ユーザーの購入は夜中心です。朝だと販売の伸びが一段落していて1日の売上の確報感があります。
逆に夜は売上実績の数字が上がっている最中で、確報感がありません。夜に出そうとするのは良くなかったです。
数値を多数出すのは良くない
出ている数値が多いと、知りたいことを知るためにそれが分かる数値を探すが、それが「ウォーリーを探せ」状態になるからよくなかったです。
チャット上の発言だと特に探しづらいです。
また、各人がその数値の群れからそれぞれ「各人が見たい情報」を拾ってしまう(もっというと、見たいものを見たいように見てしまう)ので、共通の見解が得られないです。
多くの数値を載せることはMTG資料ならそれでもいいですが、チャットの速報は天気予報のように、「短期間で短期的な現状をさっとわかるようにすること」が目的なので今回は避けました。
数値は絞る
各位に「知らせたいこと」をもとに数値をピックアップします。
現状を的確に表す情報は、週報を出すより、日報で出した方がよいです。
必要なら時報でもありです。
逆に多数の数値を並べても景気付け以上の意味はなく、逆に前述のマイナス効果が強くでました。
数値は変える
発売直後と発売一ヶ月後だと数字の伸びがまったく違います。
我々の場合、発売初週で売上の過半を出すので、必然的に時間が経つと日毎売上が萎れていく様が明示されてしまいます。
士気を上げるために景気の良い数値を見せたいので、発売直後は1日ごとの販売数を、販売から期間が経ったら累計数と前作同時期比を表示します。
市場反応にメンバーの興味を向ける
メンバーが数値を毎日目に向けるようになり違いにすぐ気付くようになって、プロダクトと市場反応の関係に興味を示します。

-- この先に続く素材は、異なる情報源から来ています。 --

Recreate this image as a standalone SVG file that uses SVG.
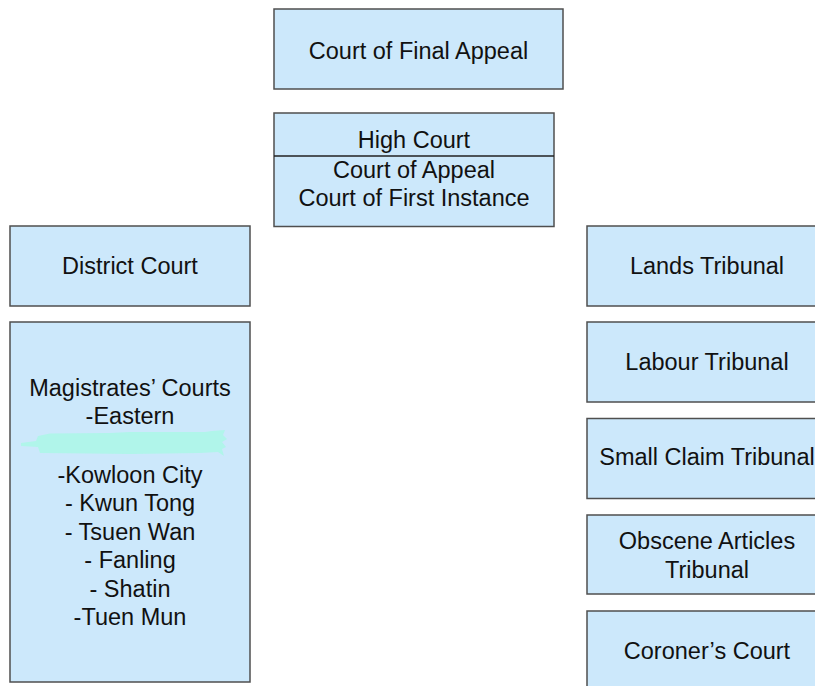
<svg xmlns="http://www.w3.org/2000/svg" width="815" height="686" viewBox="0 0 815 686">
<style>
.box{fill:#CCE8FB;stroke:#4f4f4f;stroke-width:1.5}
.t{font-family:"Liberation Sans",Arial,sans-serif;font-size:23.5px;fill:#111;text-anchor:middle}
</style>
<rect width="815" height="686" fill="#ffffff"/>
<g id="court-final-appeal">
<rect class="box" x="274" y="9" width="289" height="80"/>
<text class="t" x="418.5" y="59">Court of Final Appeal</text>
</g>
<g id="high-court">
<rect class="box" x="274" y="113" width="280" height="113.5"/>
<line x1="274" y1="156" x2="554" y2="156" stroke="#222" stroke-width="1.3"/>
<text class="t" x="414" y="148">High Court</text>
<text class="t" x="414" y="178">Court of Appeal</text>
<text class="t" x="414" y="205.5">Court of First Instance</text>
</g>
<g id="district-court">
<rect class="box" x="10" y="226" width="240" height="80"/>
<text class="t" x="130" y="274">District Court</text>
</g>
<g id="magistrates-courts">
<rect class="box" x="10" y="322" width="240" height="360"/>
<text class="t" x="130" y="396">Magistrates’ Courts</text>
<text class="t" x="130" y="423.5">-Eastern</text>
<path d="M21,443 L36,441 L38,436 L50,433.5 L110,433 L130,432 L205,432 L212,431 L225,430 L223,435 L227,439 L222,442 L226,447 L222,449 L224,456 L218,452 L200,453 L130,454 L90,453.5 L40,453 L38,447 L21,446 Z" fill="#B0F5EA"/>
<text class="t" x="130" y="482.5">-Kowloon City</text>
<text class="t" x="130" y="511">- Kwun Tong</text>
<text class="t" x="130" y="539.5">- Tsuen Wan</text>
<text class="t" x="130" y="568">- Fanling</text>
<text class="t" x="130" y="596.5">- Shatin</text>
<text class="t" x="130" y="625">-Tuen Mun</text>
</g>
<g id="lands-tribunal">
<rect class="box" x="587" y="226" width="240" height="80"/>
<text class="t" x="707" y="274">Lands Tribunal</text>
</g>
<g id="labour-tribunal">
<rect class="box" x="587" y="322" width="240" height="80"/>
<text class="t" x="707" y="370">Labour Tribunal</text>
</g>
<g id="small-claim-tribunal">
<rect class="box" x="587" y="418.5" width="240" height="80"/>
<text class="t" x="707" y="465">Small Claim Tribunal</text>
</g>
<g id="obscene-articles-tribunal">
<rect class="box" x="587" y="515" width="240" height="79"/>
<text class="t" x="707" y="549">Obscene Articles</text>
<text class="t" x="707" y="577.5">Tribunal</text>
</g>
<g id="coroners-court">
<rect class="box" x="587" y="611" width="240" height="90"/>
<text class="t" x="707" y="659">Coroner’s Court</text>
</g>
<g id="connectors"></g>
</svg>
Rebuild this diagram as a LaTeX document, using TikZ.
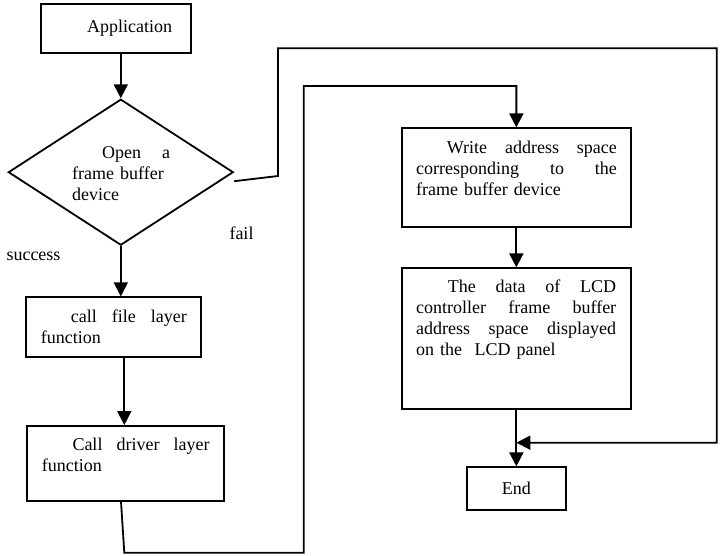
\documentclass[tikz,border=0pt]{standalone}
\usepackage{fontspec}
\setmainfont{Liberation Serif}
\usetikzlibrary{arrows.meta,shapes.geometric}
\newcommand{\lbl}{\fontsize{18}{21}\selectfont}
\newcommand{\jl}[2]{\leavevmode\hbox to #1{#2}}
\begin{document}
\begin{tikzpicture}[x=1pt,y=-1pt,
  box/.style={draw, line width=1.8pt, inner sep=0pt, font=\lbl},
  decision/.style={draw, diamond, line width=1.8pt, inner sep=0pt},
  txt/.style={inner sep=0pt, anchor=base west, align=left, font=\lbl},
  lab/.style={inner sep=0pt, font=\lbl},
  conn/.style={line width=1.8pt},
  arr/.style={conn, -{Triangle[width=14pt,length=14pt]}}]
\useasboundingbox (0,0) rectangle (720,556);

% boxes
\node[box, minimum width=150pt, minimum height=48.4pt] (app) at (115.7,28.5) {\hspace*{28pt}Application};
\node[decision, minimum width=225pt, minimum height=146pt] (dia) at (120.8,172.2) {};
\node[txt, text width=98pt] (diat) at (72,158.5) {\hspace*{30pt}\jl{68pt}{Open\hfill a}\\frame buffer\\device};
\node[box, minimum width=175.3pt, minimum height=59.4pt] (file) at (113.65,327) {};
\node[txt, text width=146pt] (filet) at (40.7,322.2) {\hspace*{30pt}\jl{116pt}{call\hfill file\hfill layer}\\function};
\node[box, minimum width=196.7pt, minimum height=74.7pt] (driver) at (125.65,463.35) {};
\node[txt, text width=167.6pt] (drivert) at (41.7,450.5) {\hspace*{30.6pt}\jl{137pt}{Call\hfill driver\hfill layer}\\function};
\node[box, minimum width=229.3pt, minimum height=99pt] (write) at (516.35,177.8) {};
\node[txt, text width=200.7pt] (writet) at (416,153.2) {\hspace*{30.7pt}\jl{170pt}{Write\hfill address\hfill space}\\\jl{200.7pt}{corresponding\hfill to\hfill the}\\frame buffer device};
\node[box, minimum width=229.3pt, minimum height=141pt] (data) at (516.35,338.8) {};
\node[txt, text width=200pt] (datat) at (416,292.8) {\hspace*{31.7pt}\jl{168.3pt}{The\hfill data\hfill of\hfill LCD}\\\jl{200pt}{controller\hfill frame\hfill buffer}\\\jl{200pt}{address\hfill space\hfill displayed}\\on the\hspace{12.5pt}LCD panel};
\node[box, minimum width=98.7pt, minimum height=42.7pt] (end) at (516.35,488.65) {End};

% labels
\node[lab] (success) at (33.5,256) {success};
\node[lab] (fail) at (241.5,233) {fail};

% coordinates
\coordinate (f1) at (278,176);
\coordinate (f2) at (278,48.3);
\coordinate (f3) at (716.7,48.3);
\coordinate (f4) at (716.7,442.7);
\coordinate (join) at (516.35,442.7);
\coordinate (l1) at (124.3,552.7);
\coordinate (l2) at (303.7,552.7);
\coordinate (l3) at (303.7,86);
\coordinate (l4) at (516.35,86);

% connectors
\draw[arr] (app.south -| dia.north) -- (dia.north);
\draw[arr] (dia.south) -- (dia.south |- file.north);
\draw[arr] ([xshift=10.65pt]file.south) -- ([xshift=10.65pt]file.south |- driver.north);
\draw[arr] ([xshift=-4.65pt]driver.south) -- (l1) -- (l2) -- (l3) -- (l4) -- (write.north);
\draw[arr] (write.south) -- (data.north);
\draw[arr] (data.south) -- (end.north);
\draw[arr] ([yshift=-9pt]dia.east) -- (f1) -- (f2) -- (f3) -- (f4) -- (join);
\end{tikzpicture}
\end{document}
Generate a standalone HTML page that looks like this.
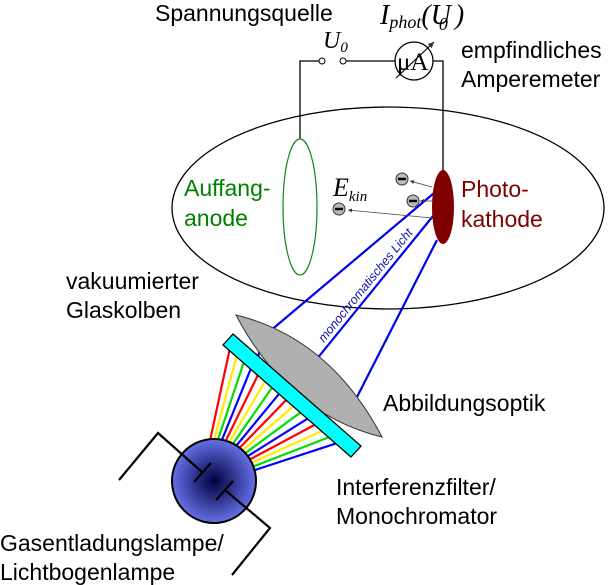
<!DOCTYPE html>
<html><head><meta charset="utf-8"><style>
html,body{margin:0;padding:0;background:#fff;}
svg{display:block;}
text{font-family:"Liberation Sans",sans-serif;font-size:23px;}
.s{font-family:"Liberation Serif",serif;font-style:italic;}
</style></head><body>
<svg width="608" height="585" viewBox="0 0 608 585" xmlns="http://www.w3.org/2000/svg">
<defs>
<radialGradient id="lg" cx="0.5" cy="0.5" r="0.5">
<stop offset="0" stop-color="#000040"/>
<stop offset="1" stop-color="#6670e6"/>
</radialGradient>
<marker id="ar" markerWidth="6" markerHeight="6" refX="5" refY="3" orient="auto"><path d="M0,0.5 L5,3 L0,5.5z" fill="#333"/></marker>
</defs>
<ellipse cx="388" cy="208" rx="216" ry="101" fill="none" stroke="#000" stroke-width="1.3"/>
<polyline points="300,139 300,61 319,61" fill="none" stroke="#000" stroke-width="1.3"/>
<circle cx="322" cy="61" r="3" fill="#fff" stroke="#000"/>
<circle cx="343" cy="61" r="3" fill="#fff" stroke="#000"/>
<line x1="346" y1="61" x2="395" y2="61" stroke="#000" stroke-width="1.3"/>
<polyline points="433,61 443,61 443,171" fill="none" stroke="#000" stroke-width="1.3"/>
<circle cx="414" cy="61" r="19" fill="#fff" stroke="#000" stroke-width="1.3"/>
<text x="397" y="70" class="s" style="font-style:normal;font-size:25px">μA</text>
<line x1="396" y1="78" x2="434" y2="42" stroke="#000" stroke-width="1.2" marker-end="url(#ar)"/>
<ellipse cx="300" cy="207" rx="17" ry="68" fill="none" stroke="#118811" stroke-width="1.2"/>
<g stroke="#0000ee" stroke-width="2.2" fill="none">
<polyline points="256,365 263,337 440,188"/>
<polyline points="290,392 442,205"/>
<polyline points="347,408 357,397 437,240"/>
</g>
<text transform="translate(324,343) rotate(-51)" style="font-size:12.5px;font-style:italic;fill:#1111aa">monochromatisches Licht</text>
<ellipse cx="443" cy="207" rx="11" ry="37" fill="#800000"/>
<g stroke="#444" stroke-width="0.8">
<line x1="432" y1="187" x2="410" y2="181" marker-end="url(#ar)"/>
<line x1="432" y1="201" x2="420" y2="201" marker-end="url(#ar)"/>
<line x1="432" y1="218" x2="348" y2="210" marker-end="url(#ar)"/>
</g>
<g fill="#bbb" stroke="#333" stroke-width="1">
<circle cx="402" cy="179" r="6"/><circle cx="413" cy="201" r="6"/><circle cx="339" cy="209" r="6"/>
</g>
<g stroke="#000" stroke-width="2.5">
<line x1="398" y1="179" x2="406" y2="179"/><line x1="409" y1="201" x2="417" y2="201"/><line x1="335" y1="209" x2="343" y2="209"/>
</g>
<path d="M236,315 Q330,338 382,437 Q288,414 236,315Z" fill="#b0b0b0" stroke="#333" stroke-width="1"/>
<g stroke-width="2.2" id="rays"></g>
<polygon points="233,334 361,446 351,457 223,345" fill="#00ffff" stroke="#000" stroke-width="1.3"/>
<circle cx="214" cy="481" r="42" fill="url(#lg)" stroke="#000" stroke-width="2"/>
<g stroke="#000" stroke-width="2.2" fill="none">
<polyline points="119,480 158,433 202,472"/>
<line x1="194" y1="482" x2="211" y2="463"/>
<polyline points="225,490 270,528 232,575"/>
<line x1="216" y1="500" x2="233" y2="481"/>
</g>
<text x="155" y="21">Spannungsquelle</text>
<text x="323" y="48" class="s" style="font-size:24px">U<tspan font-size="15" dy="4">0</tspan></text>
<text x="380" y="24" class="s" style="font-size:28px">I<tspan font-size="18" dy="4">phot</tspan><tspan dy="-4">(U</tspan><tspan font-size="18" dy="6" dx="-12">0</tspan><tspan dy="-6"> )</tspan></text>
<text x="461" y="58">empfindliches</text>
<text x="461" y="87">Amperemeter</text>
<text x="184" y="196" fill="#008000">Auffang-</text>
<text x="184" y="226" fill="#008000">anode</text>
<text x="461" y="197" fill="#800000">Photo-</text>
<text x="461" y="227" fill="#800000">kathode</text>
<text x="333" y="196" class="s" style="font-size:26px">E<tspan font-size="15" dy="5">kin</tspan></text>
<text x="66" y="289">vakuumierter</text>
<text x="66" y="318">Glaskolben</text>
<text x="383" y="411">Abbildungsoptik</text>
<text x="336" y="495">Interferenzfilter/</text>
<text x="336" y="524">Monochromator</text>
<text x="0" y="551">Gasentladungslampe/</text>
<text x="0" y="580">Lichtbogenlampe</text>
</svg>
<script>
var g=document.getElementById('rays');var cols=['#ff0000','#ffee00','#00dd00','#0000ff'];var n=16;
for(var i=0;i<n;i++){var t=i/(n-1);var a=(-95+t*80)*Math.PI/180;var sx=214+42*Math.cos(a),sy=481+42*Math.sin(a);
var u=0.05+t*0.83;var ex=223+u*128,ey=345+u*112;
var l=document.createElementNS('http://www.w3.org/2000/svg','line');l.setAttribute('x1',sx);l.setAttribute('y1',sy);l.setAttribute('x2',ex);l.setAttribute('y2',ey);l.setAttribute('stroke',cols[i%4]);g.appendChild(l);}
</script>
</body></html>
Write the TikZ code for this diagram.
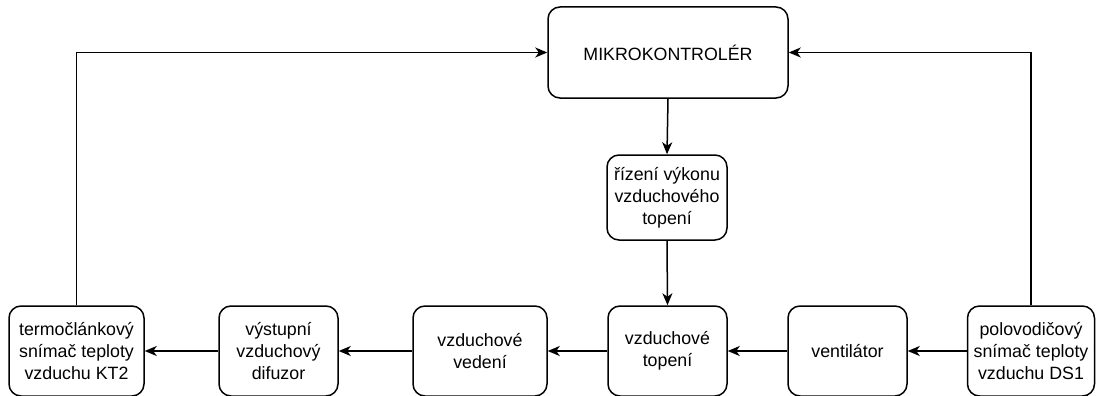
\documentclass[tikz,border=0pt]{standalone}
\usepackage{fontspec}
\setmainfont{Liberation Sans}
\usetikzlibrary{arrows.meta}
\begin{document}
\begin{tikzpicture}[x=1pt,y=-1pt,
  blk/.style={draw=black, line width=1.5pt, rounded corners=12pt, fill=white,
    align=center, inner sep=0pt,
    font=\fontsize{17.8}{22}\selectfont},
  conn/.style={draw=black, line width=1.5pt, -{Stealth[length=12pt,width=10pt,inset=3.5pt]}},
  link/.style={draw=black, line width=1.5pt}]
\useasboundingbox (0,0) rectangle (1098,396);
\node[blk, minimum width=240pt, minimum height=91pt] (mk) at (668,52.5) {MIKROKONTROLÉR};
\node[blk, minimum width=120pt, minimum height=85pt] (ctl) at (667,197.5) {řízení výkonu\\vzduchového\\topení};
\node[blk, minimum width=135pt, minimum height=90pt] (kt) at (76.5,351) {termočlánkový\\snímač teploty\\vzduchu KT2};
\node[blk, minimum width=119pt, minimum height=90pt] (dif) at (278.5,351) {výstupní\\vzduchový\\difuzor};
\node[blk, minimum width=134pt, minimum height=90pt] (ved) at (480,351) {vzduchové\\vedení};
\node[blk, minimum width=119pt, minimum height=90pt] (top) at (667.5,351) {vzduchové\\topení};
\node[blk, minimum width=119pt, minimum height=90pt] (ven) at (847.5,351) {ventilátor};
\node[blk, minimum width=127pt, minimum height=90pt] (ds) at (1031,351) {polovodičový\\snímač teploty\\vzduchu DS1};
\draw[conn] (mk.south) -- (ctl.north);
\draw[conn] (ctl.south) -- (top.north);
\draw[conn] (ds.west) -- (ven.east);
\draw[conn] (ven.west) -- (top.east);
\draw[conn] (top.west) -- (ved.east);
\draw[conn] (ved.west) -- (dif.east);
\draw[conn] (dif.west) -- (kt.east);
\draw[conn] (kt.north) |- (mk.west);
\draw[conn] (ds.north) |- (mk.east);
\end{tikzpicture}
\end{document}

つまりメンバーがユーザー目線を持ち、「このプロダクトは売れるか?」を気にするようになります。
見せる数値は絞るけど裏で貯める
絞っているだけで、想定された事態が惹起されたときに分析するための数値は貯めておきます。
ログそのものは残っていても、何かあったときにそれを取り直すのは面倒があります。
面倒があると「面倒くさいからいいや」になってしまいます。
異常時は知らせる
異常時、つまり急な売上の上昇や沈滞などの事態には、botがメンションを飛ばし「これはヤバイ」感を示す必要があります。
グッドニュースなら祭り感が出るし、バッドニュースなら連携して解決しよう感が出ます。
botを作ってよかったこと
数字を見たチームメンバーから改善案が出たこと
「売上が初週以降すぐ落ちる、パッケージとマーケティングがいけないのではないか」
というような提案がよく出るようになりました。
チームメンバーの意識の変化
常に数字を見せるため最終的な市場での実績をゴールだと考えるようになりました
チームメンバーが製品の開発だけでなく売上のことまで考えてくれるようになりました
酒が美味くなった。
「今回は成功したか?」「前回に比べてどれくらい成功したか?」が明確に分かります。
明確に分かるから、メンバーは、リリース時ではなく、販売直後の販売実績速報値を見て祝杯をあげるようになりました。
このときに気持ちよく酒を飲みたいために、「リリースまでの開発的成功」から「販売の市場的成功」に強い責任を感じるようにマインドが変わりました。